* PROMPT: Skip all pictures, then print the remaining material exactly.

* SUPPLIED INFORMATION:

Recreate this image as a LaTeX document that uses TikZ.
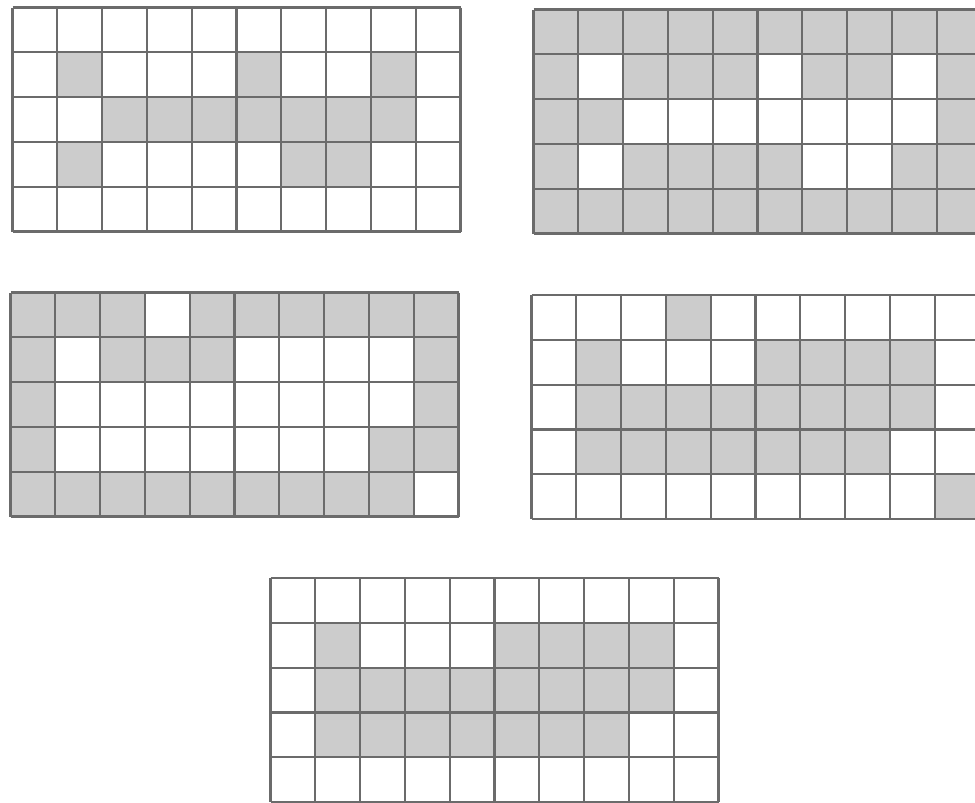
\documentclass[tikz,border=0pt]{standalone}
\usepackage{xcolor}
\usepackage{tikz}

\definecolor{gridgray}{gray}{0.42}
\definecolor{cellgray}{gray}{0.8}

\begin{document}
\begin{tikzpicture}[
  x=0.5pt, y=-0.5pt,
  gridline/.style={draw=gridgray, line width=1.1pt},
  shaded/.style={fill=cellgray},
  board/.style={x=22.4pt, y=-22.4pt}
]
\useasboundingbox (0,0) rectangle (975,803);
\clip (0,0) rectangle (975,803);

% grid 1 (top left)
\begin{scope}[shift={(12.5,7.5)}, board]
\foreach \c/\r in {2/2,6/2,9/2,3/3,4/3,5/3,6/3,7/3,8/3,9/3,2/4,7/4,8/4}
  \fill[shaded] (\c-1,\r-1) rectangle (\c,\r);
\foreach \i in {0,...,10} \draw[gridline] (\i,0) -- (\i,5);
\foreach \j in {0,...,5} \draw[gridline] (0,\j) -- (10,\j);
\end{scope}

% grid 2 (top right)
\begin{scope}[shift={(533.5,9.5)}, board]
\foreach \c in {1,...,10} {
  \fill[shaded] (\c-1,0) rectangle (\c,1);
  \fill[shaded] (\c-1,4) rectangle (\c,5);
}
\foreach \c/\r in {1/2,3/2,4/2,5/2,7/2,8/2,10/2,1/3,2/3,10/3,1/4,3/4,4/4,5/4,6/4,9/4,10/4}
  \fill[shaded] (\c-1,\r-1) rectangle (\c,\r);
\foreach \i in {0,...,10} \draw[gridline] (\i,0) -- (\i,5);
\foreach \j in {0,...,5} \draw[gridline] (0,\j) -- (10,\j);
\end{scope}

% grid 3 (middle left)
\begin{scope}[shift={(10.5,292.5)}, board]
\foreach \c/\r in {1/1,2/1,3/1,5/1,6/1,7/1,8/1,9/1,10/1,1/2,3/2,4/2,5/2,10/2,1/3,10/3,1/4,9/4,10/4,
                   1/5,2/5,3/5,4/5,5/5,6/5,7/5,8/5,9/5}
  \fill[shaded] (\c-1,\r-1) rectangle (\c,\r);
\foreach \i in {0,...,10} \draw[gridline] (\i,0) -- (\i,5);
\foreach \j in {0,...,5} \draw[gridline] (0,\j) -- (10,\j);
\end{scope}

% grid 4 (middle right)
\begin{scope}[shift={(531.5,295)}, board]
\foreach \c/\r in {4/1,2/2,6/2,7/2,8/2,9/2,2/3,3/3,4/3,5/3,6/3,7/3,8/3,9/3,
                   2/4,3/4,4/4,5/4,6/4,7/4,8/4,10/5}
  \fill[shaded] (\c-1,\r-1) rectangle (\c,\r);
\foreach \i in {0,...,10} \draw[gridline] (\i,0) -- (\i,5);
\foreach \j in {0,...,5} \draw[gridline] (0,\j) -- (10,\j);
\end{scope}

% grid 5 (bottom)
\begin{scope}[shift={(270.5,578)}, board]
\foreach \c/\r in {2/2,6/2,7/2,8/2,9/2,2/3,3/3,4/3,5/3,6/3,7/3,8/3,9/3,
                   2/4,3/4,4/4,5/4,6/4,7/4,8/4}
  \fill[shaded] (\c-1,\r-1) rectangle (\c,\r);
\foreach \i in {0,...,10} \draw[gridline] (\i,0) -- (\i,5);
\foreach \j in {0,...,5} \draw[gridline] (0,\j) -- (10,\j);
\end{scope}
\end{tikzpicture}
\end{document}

* THE RESULT:
Recreate this image as a LaTeX document that uses TikZ.
\documentclass[tikz,border=0pt]{standalone}
\usepackage{xcolor}
\usepackage{tikz}

\definecolor{gridgray}{gray}{0.42}
\definecolor{cellgray}{gray}{0.8}

\begin{document}
\begin{tikzpicture}[
  x=0.5pt, y=-0.5pt,
  gridline/.style={draw=gridgray, line width=1.1pt},
  shaded/.style={fill=cellgray},
  board/.style={x=22.4pt, y=-22.4pt}
]
\useasboundingbox (0,0) rectangle (975,803);
\clip (0,0) rectangle (975,803);

% grid 1 (top left)
\begin{scope}[shift={(12.5,7.5)}, board]
\foreach \c/\r in {2/2,6/2,9/2,3/3,4/3,5/3,6/3,7/3,8/3,9/3,2/4,7/4,8/4}
  \fill[shaded] (\c-1,\r-1) rectangle (\c,\r);
\foreach \i in {0,...,10} \draw[gridline] (\i,0) -- (\i,5);
\foreach \j in {0,...,5} \draw[gridline] (0,\j) -- (10,\j);
\end{scope}

% grid 2 (top right)
\begin{scope}[shift={(533.5,9.5)}, board]
\foreach \c in {1,...,10} {
  \fill[shaded] (\c-1,0) rectangle (\c,1);
  \fill[shaded] (\c-1,4) rectangle (\c,5);
}
\foreach \c/\r in {1/2,3/2,4/2,5/2,7/2,8/2,10/2,1/3,2/3,10/3,1/4,3/4,4/4,5/4,6/4,9/4,10/4}
  \fill[shaded] (\c-1,\r-1) rectangle (\c,\r);
\foreach \i in {0,...,10} \draw[gridline] (\i,0) -- (\i,5);
\foreach \j in {0,...,5} \draw[gridline] (0,\j) -- (10,\j);
\end{scope}

% grid 3 (middle left)
\begin{scope}[shift={(10.5,292.5)}, board]
\foreach \c/\r in {1/1,2/1,3/1,5/1,6/1,7/1,8/1,9/1,10/1,1/2,3/2,4/2,5/2,10/2,1/3,10/3,1/4,9/4,10/4,
                   1/5,2/5,3/5,4/5,5/5,6/5,7/5,8/5,9/5}
  \fill[shaded] (\c-1,\r-1) rectangle (\c,\r);
\foreach \i in {0,...,10} \draw[gridline] (\i,0) -- (\i,5);
\foreach \j in {0,...,5} \draw[gridline] (0,\j) -- (10,\j);
\end{scope}

% grid 4 (middle right)
\begin{scope}[shift={(531.5,295)}, board]
\foreach \c/\r in {4/1,2/2,6/2,7/2,8/2,9/2,2/3,3/3,4/3,5/3,6/3,7/3,8/3,9/3,
                   2/4,3/4,4/4,5/4,6/4,7/4,8/4,10/5}
  \fill[shaded] (\c-1,\r-1) rectangle (\c,\r);
\foreach \i in {0,...,10} \draw[gridline] (\i,0) -- (\i,5);
\foreach \j in {0,...,5} \draw[gridline] (0,\j) -- (10,\j);
\end{scope}

% grid 5 (bottom)
\begin{scope}[shift={(270.5,578)}, board]
\foreach \c/\r in {2/2,6/2,7/2,8/2,9/2,2/3,3/3,4/3,5/3,6/3,7/3,8/3,9/3,
                   2/4,3/4,4/4,5/4,6/4,7/4,8/4}
  \fill[shaded] (\c-1,\r-1) rectangle (\c,\r);
\foreach \i in {0,...,10} \draw[gridline] (\i,0) -- (\i,5);
\foreach \j in {0,...,5} \draw[gridline] (0,\j) -- (10,\j);
\end{scope}
\end{tikzpicture}
\end{document}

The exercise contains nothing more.